Above Chicken liver pâté elevated with Pinoy Accents—langka gel, tuba jelly, latik sauce (Photo: courtesy of Pinoy Accent)
Location: The Ignacia Place, Diliman, Quezon City
Many chefs open a restaurant with the aim of “elevating” Filipino cuisine. At Pinoy Accent, chef Jorge Mendez (Mōdan, Mugen Ramenya, Makanai, Some Thai, Cibo) does the opposite, proving that Filipino flavours and techniques can elevate a dish. Inspired by the comfort and familiarity the Filipino accent carries, this 30-seater wine bar is what Mendez describes as a new expression of Filipino flavours. “At Pinoy Accent, we are not trying to reinvent Filipino cuisine,” he explains. “Instead, we’re exploring how familiarity can be experienced in new ways—how the dishes we grew up with can be seen from a different angle, without losing their soul.” Expect dishes like chicken liver pâté with langka gel and tuba jelly, a comforting bopis ragu and pastillas cheesecake, all deliberately paired with a wine programme by sommelier-consultant Ian Santos.
Read more: Pinoy Accent: chef Jorge Mendez turns a familiar accent into Quezon City’s newest wine bar
Tadhanà

Above Get to know chef Frances Tariga through her ten-course tasting menu at Tadhanà (Photo: Facebook / Tadhanà)
Location: Levanto Building, Jupiter Street, Makati City
Chef Frances Tariga brings her contemporary Filipino restaurant from New York City to Metro Manila—a homecoming in every sense of the word. For Tariga, Tadhanà is not just an opportunity to grow new roots in her home country, but to bring her global experience to bear on Filipino cuisine as it continues to evolve. The ten-course tasting menu features dishes like sinuglaw and ginataan, augmented through techniques she’s honed across various parts of the world.
Tatler Trivia: One might say Tariga thrives under pressure—she has not only competed in multiple cooking competitions, but was also crowned champion of Morimoto’s Sushi Master season 1.
Always Welcome
Location: Solar Century Tower, Salcedo Village, Makati City
What does it really mean to be a neighbourhood bar? While the term is often used generously, Always Welcome was designed to fit the bill. Helmed by Royce Pua—Diageo World Class Philippines Bartender of the Year 2017, and a veteran of some of the city’s most beloved bars including 12/10, ReCraft and Izakaya Geronimo—the cocktail bar does away with smoke and mirrors, returning its focus to the one thing that turns guests into regulars: making them feel at home. Always Welcome is the latest, and perhaps most direct, expression of his guiding principle: “keep it simple and enjoyable.”
Related: Meet Me at The Bar: Get to know Royce Pua, one of Manila’s most seasoned beverage consultants
Takumi
Location: Windsor Square, Antonio Arnaiz Avenue, Makati City
While Takumi falls under the Vikings Group portfolio, the restaurant is operated by a company from Kyoto—and the menu reflects that ambition.

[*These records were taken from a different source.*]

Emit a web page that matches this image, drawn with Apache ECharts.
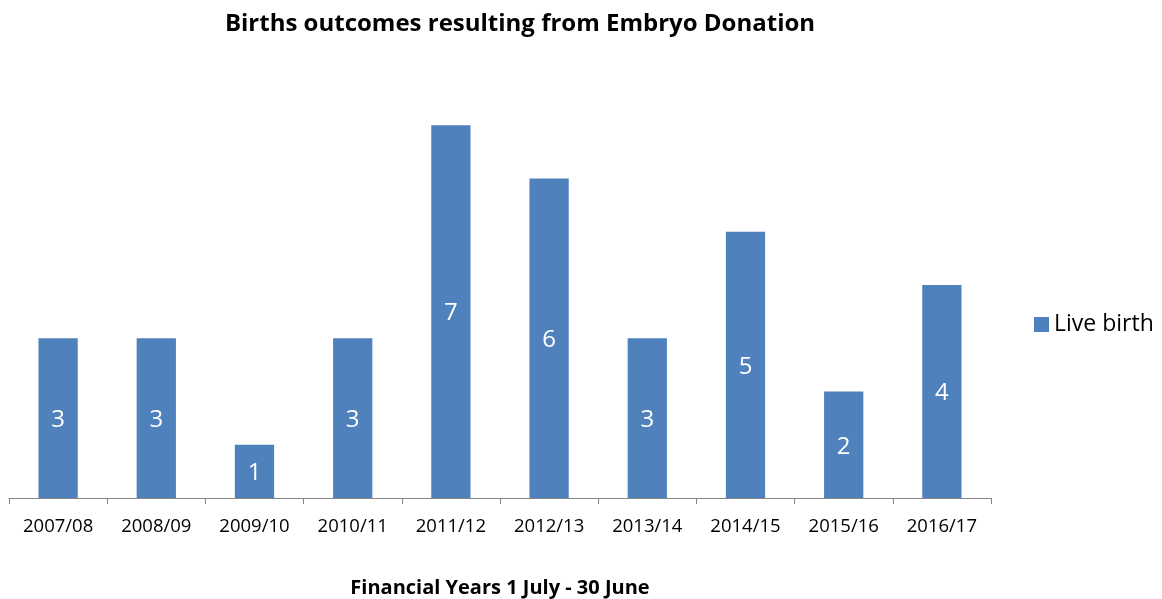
<!DOCTYPE html>
<html><head><meta charset="utf-8">
<script src="https://cdn.jsdelivr.net/npm/echarts@6/dist/echarts.min.js"></script>
<style>html,body{margin:0;padding:0;background:#fff}#c{width:1162px;height:599px}</style>
</head><body><div id="c"></div>
<script>
const categories = ['2007/08','2008/09','2009/10','2010/11','2011/12','2012/13','2013/14','2014/15','2015/16','2016/17'];
const liveBirth = [3,3,1,3,7,6,3,5,2,4];
const seriesName = 'Live birth';
const titleText = 'Births outcomes resulting from Embryo Donation';
const xAxisTitle = 'Financial Years 1 July - 30 June';
const FONT = 'Open Sans';
const chart = echarts.init(document.getElementById('c'));
chart.setOption({
  animation:false,
  textStyle:{fontFamily:FONT},
  title:{text:titleText,left:515,top:7,textAlign:'center',textStyle:{fontFamily:FONT,fontSize:24,fontWeight:'bold',color:'#000'}},
  legend:{left:1029,top:308,orient:'vertical',itemWidth:15,itemHeight:15,icon:'rect',itemGap:8,
    textStyle:{fontFamily:FONT,fontSize:23,color:'#000'},data:[seriesName]},
  grid:{left:9,right:171,top:72,bottom:101,containLabel:false,outerBoundsMode:'none'},
  xAxis:{type:'category',data:categories,
    axisLine:{lineStyle:{color:'#868686',width:1}},
    axisTick:{show:true,length:6,lineStyle:{color:'#868686'}},
    axisLabel:{fontFamily:FONT,fontSize:18.5,color:'#000',margin:19},
    name:xAxisTitle,nameLocation:'middle',nameGap:80,
    nameTextStyle:{fontFamily:FONT,fontSize:20,fontWeight:'bold',color:'#000'}},
  yAxis:{type:'value',min:0,max:8,interval:1,show:false},
  series:[{name:seriesName,type:'bar',data:liveBirth,barWidth:'40%',
    itemStyle:{color:'#4F81BD'},
    label:{show:true,position:'inside',color:'#fff',fontFamily:FONT,fontSize:24,offset:[0,2]}}]
});
</script></body></html>
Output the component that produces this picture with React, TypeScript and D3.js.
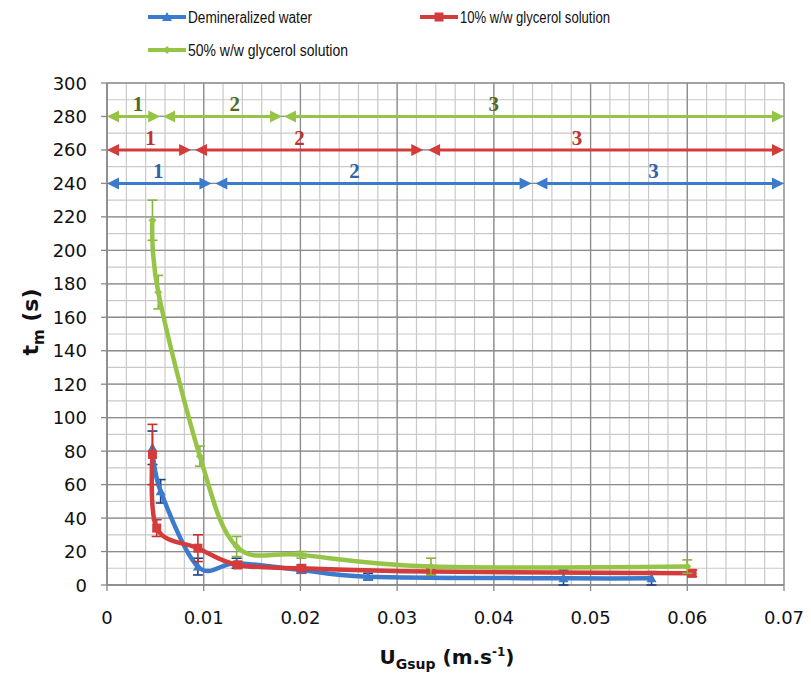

It is broad by any measure: grilled meats, sushi, noodles and among the more comprehensive yakitori and tempura listings in the city. The standout is their warayaki offering, a traditional cooking method from Kochi Prefecture in Shikoku Island that involves searing ingredients over an open fire fuelled by burning rice straw—producing a pronounced smoke and char that few kitchens here can replicate. That said, one question remains: can the kitchen sustain that breadth without compromising quality? Only one way to find out.
Location: Globill Mansion, Poblacion, Makati City
Part café, part listening room, part creative huddle—Pocket is a compact space in Poblacion built around music, art, coffee and the kind of conversations that outlast a single drink. Early standouts from the speciality coffee menu include a tiramisu with coconut water and a citrusy Sunrise with mandarin orange, while the Ramos Pink Fizz should intrigue the barflies among us. The snack menu leans into collaborations, with drops like a mochi-madeleine-canelé hybrid by Tandem’s chef Mikee Lopez Tan and a Spanish bread tossed in croissant flakes by 5G Coffee House.
See also: Where to buy matcha powder in the Philippines: 5 local brands to know
Cerulean
Location: The Shops at Ayala Triangle, Makati City
Two years after making his fine dining debut with Taupe, chef Francis Tolentino expands his repertoire with Cerulean—a seafood-focused restaurant that draws from the abundance of Philippine waters through a modern Southeast Asian lens. The à la carte menu includes scallop dumplings, crab chawanmushi, tiger prawn sambal pasta and malasugi claypot rice, among many others. Interior designer Noel Bernardo of EC Studio and Cebu-based furniture designer Vito Selma carry the concept from plate to space, building a setting that immerses diners in deep blue.
Mid Kid
Location: Santolan Town Plaza, San Juan City
Metro Manila’s sandwich game has evolved considerably—and Mid Kid Deli Café is the latest to make a case for it. The menu is lean and confident: a breakfast sandwich on pretzel bread, Sammie’s lox bagel with cream cheese, a pastrami sandwich with the works. A housemade cola rounds out the drinks, designed for washing down whatever you order. Located at Santolan Town Plaza, it works equally well as a sit-down pitstop or a grab-and-go.